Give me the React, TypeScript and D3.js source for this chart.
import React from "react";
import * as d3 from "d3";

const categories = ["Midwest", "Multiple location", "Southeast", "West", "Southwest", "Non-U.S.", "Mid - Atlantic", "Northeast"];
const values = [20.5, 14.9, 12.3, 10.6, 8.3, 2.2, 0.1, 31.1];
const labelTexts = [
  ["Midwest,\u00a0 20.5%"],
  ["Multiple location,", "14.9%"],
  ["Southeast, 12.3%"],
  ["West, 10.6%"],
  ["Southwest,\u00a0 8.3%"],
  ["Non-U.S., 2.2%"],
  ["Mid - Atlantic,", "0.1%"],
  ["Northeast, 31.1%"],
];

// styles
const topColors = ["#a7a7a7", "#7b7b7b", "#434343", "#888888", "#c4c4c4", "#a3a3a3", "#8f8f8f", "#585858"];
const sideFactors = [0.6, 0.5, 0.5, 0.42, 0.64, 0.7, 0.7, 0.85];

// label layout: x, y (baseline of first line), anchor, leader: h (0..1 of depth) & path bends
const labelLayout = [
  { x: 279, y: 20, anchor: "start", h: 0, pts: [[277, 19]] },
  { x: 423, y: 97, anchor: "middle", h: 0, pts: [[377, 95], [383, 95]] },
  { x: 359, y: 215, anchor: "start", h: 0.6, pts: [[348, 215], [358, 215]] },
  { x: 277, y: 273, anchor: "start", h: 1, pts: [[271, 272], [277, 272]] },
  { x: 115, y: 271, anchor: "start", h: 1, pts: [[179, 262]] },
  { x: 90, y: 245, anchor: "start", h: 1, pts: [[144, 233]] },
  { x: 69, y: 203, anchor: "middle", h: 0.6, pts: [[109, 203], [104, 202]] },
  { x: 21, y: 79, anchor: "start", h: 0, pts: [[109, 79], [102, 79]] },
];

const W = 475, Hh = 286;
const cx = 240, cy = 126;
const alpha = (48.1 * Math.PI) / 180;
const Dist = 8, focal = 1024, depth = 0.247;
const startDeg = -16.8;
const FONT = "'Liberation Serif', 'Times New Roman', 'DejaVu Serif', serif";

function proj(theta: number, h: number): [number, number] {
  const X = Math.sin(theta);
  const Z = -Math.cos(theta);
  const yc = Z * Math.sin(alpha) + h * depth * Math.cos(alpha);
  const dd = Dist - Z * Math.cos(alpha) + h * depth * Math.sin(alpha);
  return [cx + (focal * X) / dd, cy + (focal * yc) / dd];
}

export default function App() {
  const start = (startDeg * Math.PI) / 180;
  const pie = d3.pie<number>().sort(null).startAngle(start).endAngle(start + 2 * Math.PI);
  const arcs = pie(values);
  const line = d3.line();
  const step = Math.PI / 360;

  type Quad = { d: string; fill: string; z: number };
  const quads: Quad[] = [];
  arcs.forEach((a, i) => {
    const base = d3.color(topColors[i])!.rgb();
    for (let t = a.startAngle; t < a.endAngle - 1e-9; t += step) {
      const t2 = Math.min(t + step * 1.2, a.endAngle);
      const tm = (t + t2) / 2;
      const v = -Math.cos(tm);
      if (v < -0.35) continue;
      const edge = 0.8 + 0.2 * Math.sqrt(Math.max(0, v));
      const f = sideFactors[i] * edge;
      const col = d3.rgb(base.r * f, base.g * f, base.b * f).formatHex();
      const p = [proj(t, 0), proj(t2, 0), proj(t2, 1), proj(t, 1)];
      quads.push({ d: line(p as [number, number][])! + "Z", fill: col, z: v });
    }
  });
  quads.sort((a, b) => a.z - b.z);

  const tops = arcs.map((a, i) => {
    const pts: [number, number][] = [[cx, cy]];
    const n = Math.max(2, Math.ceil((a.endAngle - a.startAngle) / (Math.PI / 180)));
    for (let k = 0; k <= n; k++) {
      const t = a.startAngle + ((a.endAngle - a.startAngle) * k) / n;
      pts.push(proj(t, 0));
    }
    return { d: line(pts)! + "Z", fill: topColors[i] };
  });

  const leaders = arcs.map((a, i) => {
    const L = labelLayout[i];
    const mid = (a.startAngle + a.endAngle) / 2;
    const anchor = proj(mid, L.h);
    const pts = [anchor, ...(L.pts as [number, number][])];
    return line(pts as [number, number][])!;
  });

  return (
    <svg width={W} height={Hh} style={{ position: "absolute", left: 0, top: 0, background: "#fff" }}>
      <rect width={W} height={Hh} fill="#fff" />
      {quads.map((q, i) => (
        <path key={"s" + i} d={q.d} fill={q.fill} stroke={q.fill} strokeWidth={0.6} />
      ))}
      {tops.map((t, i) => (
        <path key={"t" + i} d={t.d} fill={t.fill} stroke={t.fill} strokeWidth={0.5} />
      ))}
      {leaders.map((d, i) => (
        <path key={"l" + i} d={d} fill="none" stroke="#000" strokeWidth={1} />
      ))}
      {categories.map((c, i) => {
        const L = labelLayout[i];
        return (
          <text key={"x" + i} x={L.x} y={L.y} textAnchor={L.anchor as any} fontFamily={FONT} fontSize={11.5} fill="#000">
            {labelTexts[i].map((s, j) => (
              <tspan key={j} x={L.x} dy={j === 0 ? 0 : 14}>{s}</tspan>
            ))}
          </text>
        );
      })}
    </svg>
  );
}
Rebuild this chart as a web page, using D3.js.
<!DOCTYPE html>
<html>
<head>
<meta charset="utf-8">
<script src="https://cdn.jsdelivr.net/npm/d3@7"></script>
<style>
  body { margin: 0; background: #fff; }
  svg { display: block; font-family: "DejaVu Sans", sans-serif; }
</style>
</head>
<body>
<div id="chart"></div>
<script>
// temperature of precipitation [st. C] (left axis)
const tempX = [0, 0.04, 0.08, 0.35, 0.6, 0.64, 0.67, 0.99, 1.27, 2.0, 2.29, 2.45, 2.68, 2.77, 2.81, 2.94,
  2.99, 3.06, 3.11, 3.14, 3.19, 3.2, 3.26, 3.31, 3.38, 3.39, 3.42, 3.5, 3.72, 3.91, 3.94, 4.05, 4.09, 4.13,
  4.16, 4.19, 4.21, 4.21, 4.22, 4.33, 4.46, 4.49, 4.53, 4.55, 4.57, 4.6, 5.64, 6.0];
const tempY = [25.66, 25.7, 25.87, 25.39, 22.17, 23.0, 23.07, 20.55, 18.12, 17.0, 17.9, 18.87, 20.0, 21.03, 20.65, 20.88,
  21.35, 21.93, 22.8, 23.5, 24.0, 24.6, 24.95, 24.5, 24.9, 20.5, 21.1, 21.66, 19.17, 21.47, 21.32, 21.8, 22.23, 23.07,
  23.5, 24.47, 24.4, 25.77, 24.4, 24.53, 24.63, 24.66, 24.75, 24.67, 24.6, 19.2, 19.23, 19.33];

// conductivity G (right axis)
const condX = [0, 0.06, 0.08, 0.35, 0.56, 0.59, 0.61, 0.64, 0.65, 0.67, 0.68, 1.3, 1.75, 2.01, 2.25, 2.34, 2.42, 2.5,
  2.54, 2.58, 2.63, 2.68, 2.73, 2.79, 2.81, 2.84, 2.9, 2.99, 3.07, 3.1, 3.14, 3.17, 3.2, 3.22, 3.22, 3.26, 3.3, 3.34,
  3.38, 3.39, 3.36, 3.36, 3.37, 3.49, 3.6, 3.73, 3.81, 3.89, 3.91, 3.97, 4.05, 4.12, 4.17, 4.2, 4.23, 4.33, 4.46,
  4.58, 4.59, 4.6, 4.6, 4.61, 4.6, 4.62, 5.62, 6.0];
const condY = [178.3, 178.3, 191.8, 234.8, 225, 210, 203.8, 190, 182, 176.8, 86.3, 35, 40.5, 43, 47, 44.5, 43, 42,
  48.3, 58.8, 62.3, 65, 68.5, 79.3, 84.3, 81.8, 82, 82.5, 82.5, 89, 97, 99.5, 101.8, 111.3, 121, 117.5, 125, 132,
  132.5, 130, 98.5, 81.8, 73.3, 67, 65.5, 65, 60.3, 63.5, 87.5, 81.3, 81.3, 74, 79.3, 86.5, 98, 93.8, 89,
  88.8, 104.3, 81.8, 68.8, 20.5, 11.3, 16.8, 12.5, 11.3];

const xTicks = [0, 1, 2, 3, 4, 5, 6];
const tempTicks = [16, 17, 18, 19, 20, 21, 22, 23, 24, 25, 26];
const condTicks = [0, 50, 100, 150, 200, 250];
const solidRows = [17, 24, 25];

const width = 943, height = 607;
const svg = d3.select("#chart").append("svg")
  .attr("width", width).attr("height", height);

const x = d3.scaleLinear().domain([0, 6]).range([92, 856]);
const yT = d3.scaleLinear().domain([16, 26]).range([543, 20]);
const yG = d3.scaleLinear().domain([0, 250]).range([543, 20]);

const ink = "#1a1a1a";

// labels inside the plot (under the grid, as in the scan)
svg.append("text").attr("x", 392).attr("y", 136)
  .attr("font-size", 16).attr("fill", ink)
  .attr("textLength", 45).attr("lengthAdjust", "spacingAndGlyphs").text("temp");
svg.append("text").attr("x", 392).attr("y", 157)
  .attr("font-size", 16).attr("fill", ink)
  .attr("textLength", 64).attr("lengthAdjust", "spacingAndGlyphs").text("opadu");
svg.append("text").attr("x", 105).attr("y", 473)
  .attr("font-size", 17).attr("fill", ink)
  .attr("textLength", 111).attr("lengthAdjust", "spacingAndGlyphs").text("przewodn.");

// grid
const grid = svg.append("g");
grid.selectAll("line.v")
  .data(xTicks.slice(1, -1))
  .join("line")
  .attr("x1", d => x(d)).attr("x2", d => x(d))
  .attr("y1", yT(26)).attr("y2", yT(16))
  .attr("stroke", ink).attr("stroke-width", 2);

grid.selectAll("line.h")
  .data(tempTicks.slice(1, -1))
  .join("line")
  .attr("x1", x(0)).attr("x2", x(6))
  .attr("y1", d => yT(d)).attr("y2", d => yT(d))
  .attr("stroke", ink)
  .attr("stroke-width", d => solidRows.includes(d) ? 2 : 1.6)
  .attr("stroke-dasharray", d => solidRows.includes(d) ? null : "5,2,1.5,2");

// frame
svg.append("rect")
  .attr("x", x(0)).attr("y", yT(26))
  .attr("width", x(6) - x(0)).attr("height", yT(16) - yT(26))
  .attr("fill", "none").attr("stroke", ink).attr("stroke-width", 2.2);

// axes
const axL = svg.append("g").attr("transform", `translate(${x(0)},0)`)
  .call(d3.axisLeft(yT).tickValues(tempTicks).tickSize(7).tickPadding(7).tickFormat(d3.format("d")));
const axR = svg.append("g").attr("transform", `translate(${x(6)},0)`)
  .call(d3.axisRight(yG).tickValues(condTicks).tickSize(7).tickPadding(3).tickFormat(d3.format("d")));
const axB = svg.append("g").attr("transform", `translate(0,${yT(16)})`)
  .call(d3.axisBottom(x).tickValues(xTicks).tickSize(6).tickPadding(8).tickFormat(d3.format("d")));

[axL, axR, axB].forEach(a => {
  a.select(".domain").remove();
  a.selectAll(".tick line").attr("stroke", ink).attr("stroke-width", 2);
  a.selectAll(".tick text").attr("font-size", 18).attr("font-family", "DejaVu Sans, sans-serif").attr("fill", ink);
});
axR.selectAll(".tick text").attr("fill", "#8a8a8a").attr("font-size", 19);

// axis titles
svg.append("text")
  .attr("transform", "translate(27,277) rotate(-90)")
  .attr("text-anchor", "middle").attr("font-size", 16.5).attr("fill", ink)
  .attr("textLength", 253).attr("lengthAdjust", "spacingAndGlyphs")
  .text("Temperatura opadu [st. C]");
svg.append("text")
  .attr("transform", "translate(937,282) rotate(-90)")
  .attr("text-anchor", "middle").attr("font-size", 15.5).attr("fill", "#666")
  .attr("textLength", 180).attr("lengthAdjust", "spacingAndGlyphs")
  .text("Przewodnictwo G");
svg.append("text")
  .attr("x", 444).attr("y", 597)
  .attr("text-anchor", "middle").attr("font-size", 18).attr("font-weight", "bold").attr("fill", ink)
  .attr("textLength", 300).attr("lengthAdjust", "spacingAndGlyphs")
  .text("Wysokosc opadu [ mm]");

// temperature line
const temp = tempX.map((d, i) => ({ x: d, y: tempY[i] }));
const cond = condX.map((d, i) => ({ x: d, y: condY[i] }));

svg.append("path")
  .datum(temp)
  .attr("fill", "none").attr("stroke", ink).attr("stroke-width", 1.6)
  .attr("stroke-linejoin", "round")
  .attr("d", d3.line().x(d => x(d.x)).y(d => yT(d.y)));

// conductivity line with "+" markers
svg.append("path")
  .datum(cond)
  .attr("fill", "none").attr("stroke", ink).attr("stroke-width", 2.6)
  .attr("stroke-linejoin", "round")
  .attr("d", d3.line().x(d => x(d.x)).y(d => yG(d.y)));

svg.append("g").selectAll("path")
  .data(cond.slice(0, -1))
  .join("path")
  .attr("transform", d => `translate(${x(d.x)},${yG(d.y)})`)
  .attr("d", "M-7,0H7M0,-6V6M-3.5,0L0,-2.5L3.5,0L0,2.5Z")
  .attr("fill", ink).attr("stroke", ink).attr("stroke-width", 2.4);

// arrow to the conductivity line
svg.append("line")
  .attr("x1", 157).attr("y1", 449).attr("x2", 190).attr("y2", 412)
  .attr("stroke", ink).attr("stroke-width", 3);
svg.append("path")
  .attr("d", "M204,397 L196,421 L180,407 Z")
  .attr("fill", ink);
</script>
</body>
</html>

▶ [GOAL] Keep only those lines of the records that hold "chart", and return them.

▶ [CORRECT ANSWER]
Give me the React, TypeScript and D3.js source for this chart.
Rebuild this chart as a web page, using D3.js.
<div id="chart"></div>
const svg = d3.select("#chart").append("svg")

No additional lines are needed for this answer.